Monday, 24 October 2011

Weizenbock

Regular readers will know that we recently brewed a dark Bavarian wheat beer (a dunkelweizen), which we are currently still drinking and seems to be getting thicker and bananaier (is that a word?) by the day.

This was pretty successful and we skimmed some of the wheat ale yeast off during the fermentation. It seems a bit of a shame not to use that yeast before it goes off, so we looked into what other wheat beers we could brew. The obvious choice was a Weizen/Weissbier, but this is more a lighter summer drink. The other option was a weizenbock, which combines the dark flavours of a dunkelweizen with the rich strength and body of a German bock (a strong rich malty lager from Munich).

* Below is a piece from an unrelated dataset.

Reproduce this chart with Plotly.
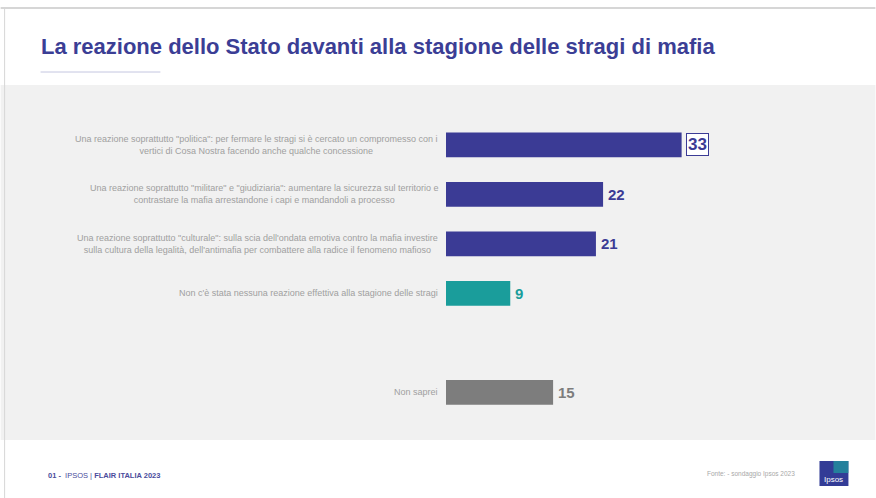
import plotly.graph_objects as go

W, H = 876, 498

# Survey answers (top to bottom) and percentages
answers = [
    "Una reazione soprattutto \"politica\": per fermare le stragi si è cercato un compromesso con i<br>vertici di Cosa Nostra facendo anche qualche concessione",
    "Una reazione soprattutto \"militare\" e \"giudiziaria\": aumentare la sicurezza sul territorio e<br>contrastare la mafia arrestandone i capi e mandandoli a processo",
    "Una reazione soprattutto \"culturale\": sulla scia dell'ondata emotiva contro la mafia investire<br>sulla cultura della legalità, dell'antimafia per combattere alla radice il fenomeno mafioso",
    "Non c'è stata nessuna reazione effettiva alla stagione delle stragi",
    " ",
    "Non saprei",
]
values = [33, 22, 21, 9, None, 15]
bar_colors = ["#3b3b95", "#3b3b95", "#3b3b95", "#1a9d9b", "#ffffff", "#7d7d7d"]
label_colors = ["#3b3b95", "#3b3b95", "#3b3b95", "#1a9d9b", "#ffffff", "#7d7d7d"]

title = "La reazione dello Stato davanti alla stagione delle stragi di mafia"
footer_left = "<b>01 -</b>  IPSOS | <b>FLAIR ITALIA 2023</b>"
footer_right = "Fonte: - sondaggio Ipsos 2023"

# plot area in pixels
L, R, T, B = 446, 72.5, 120, 81
PW, PH = W - L - R, H - T - B


def px(x):
    return (x - L) / PW


def py(y):
    return (H - B - y) / PH


fig = go.Figure()
fig.add_trace(go.Bar(
    x=[v if v is not None else 0 for v in values],
    y=answers,
    orientation="h",
    marker=dict(color=bar_colors, line=dict(width=0)),
    hoverinfo="skip",
))

shapes = [
    # grey content panel
    dict(type="rect", xref="paper", yref="paper", x0=px(0), x1=px(W), y0=py(440), y1=py(85),
         fillcolor="#f1f1f1", line=dict(width=0), layer="below"),
    # slide frame
    dict(type="line", xref="paper", yref="paper", x0=px(0), x1=px(W), y0=py(8), y1=py(8),
         line=dict(color="#c9c9c9", width=1.5)),
    dict(type="line", xref="paper", yref="paper", x0=px(4), x1=px(4), y0=py(8), y1=py(H),
         line=dict(color="#d6d6d6", width=1)),
    # title underline
    dict(type="line", xref="paper", yref="paper", x0=px(40), x1=px(160), y0=py(72), y1=py(72),
         line=dict(color="#c4c6e0", width=1)),
    # logo
    dict(type="rect", xref="paper", yref="paper", x0=px(820), x1=px(849), y0=py(486), y1=py(461),
         fillcolor="#333c96", line=dict(width=0)),
    dict(type="rect", xref="paper", yref="paper", x0=px(834), x1=px(849), y0=py(473), y1=py(461),
         fillcolor="#1f9c9e", opacity=0.7, line=dict(width=0)),
]

annotations = [
    dict(text=f"<b>{title}</b>", xref="paper", yref="paper", x=px(38), y=py(47),
         xanchor="left", yanchor="middle", showarrow=False,
         font=dict(family="Liberation Sans Narrow, Liberation Sans, Arial", size=22, color="#3b3e95")),
    dict(text=footer_left, xref="paper", yref="paper", x=px(45), y=py(475),
         xanchor="left", yanchor="middle", showarrow=False,
         font=dict(family="Liberation Sans, Arial", size=7.5, color="#4a4c9c")),
    dict(text=footer_right, xref="paper", yref="paper", x=px(797), y=py(474),
         xanchor="right", yanchor="middle", showarrow=False,
         font=dict(family="Liberation Sans, Arial", size=6.5, color="#a8a8a8")),
    dict(text="Ipsos", xref="paper", yref="paper", x=px(834.5), y=py(479),
         xanchor="center", yanchor="middle", showarrow=False,
         font=dict(family="Liberation Sans, Arial", size=8, color="#ffffff")),
]

for ans, v, c in zip(answers, values, label_colors):
    if v is None:
        continue
    annotations.append(dict(
        text=ans, xref="paper", yref="y", x=0, y=ans, xanchor="right", yanchor="middle",
        xshift=-6, align="center", showarrow=False,
        font=dict(family="Liberation Sans, Arial", size=9, color="#a0a0a0")))
    boxed = v == max(x for x in values if x is not None)
    annotations.append(dict(
        text=f"<b>{v}</b>", xref="x", yref="y", x=v, y=ans, xanchor="left", yanchor="middle",
        xshift=4, showarrow=False,
        font=dict(family="Liberation Sans, Arial", size=17 if boxed else 15, color=c),
        bordercolor=c if boxed else None, borderwidth=1 if boxed else 0, borderpad=1,
        bgcolor="#ffffff" if boxed else None))

fig.update_layout(
    width=W, height=H,
    margin=dict(l=L, r=R, t=T, b=B),
    paper_bgcolor="#ffffff", plot_bgcolor="rgba(0,0,0,0)",
    bargap=0.5, showlegend=False,
    xaxis=dict(range=[0, 50], visible=False, fixedrange=True),
    yaxis=dict(autorange="reversed", showticklabels=False, showgrid=False, zeroline=False,
               fixedrange=True),
    shapes=shapes, annotations=annotations,
)

fig.write_html("out.html", config={"displayModeBar": False})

So that’s what we’re brewing on Friday. I picked up the wheat malt that the recipe requires from a homebrew shop today that I had not been to before. Slightly bizarre experience – the lad in there obviously didn’t know what malt is made from because when I asked for wheat malt he tried to sell me spray malt (which is dried malt extract). I said “no, wheat malt”. To which he said all malt is made from wheat (sigh, I reminded him that most malt is made from barley). But eventually he realised I wanted grain, and took me into the back which turned out to be a small brewery. The brewing gods had obviously smiled on me because there sat a sack labelled “Thomas Fawcett Wheat Malt”. Five minutes later I was off down the road with two bags containing totally un-weighed wheat malt scooped directly from the Fawcett’s sack. I assume I’ve got enough, but we’ll have to see on Friday!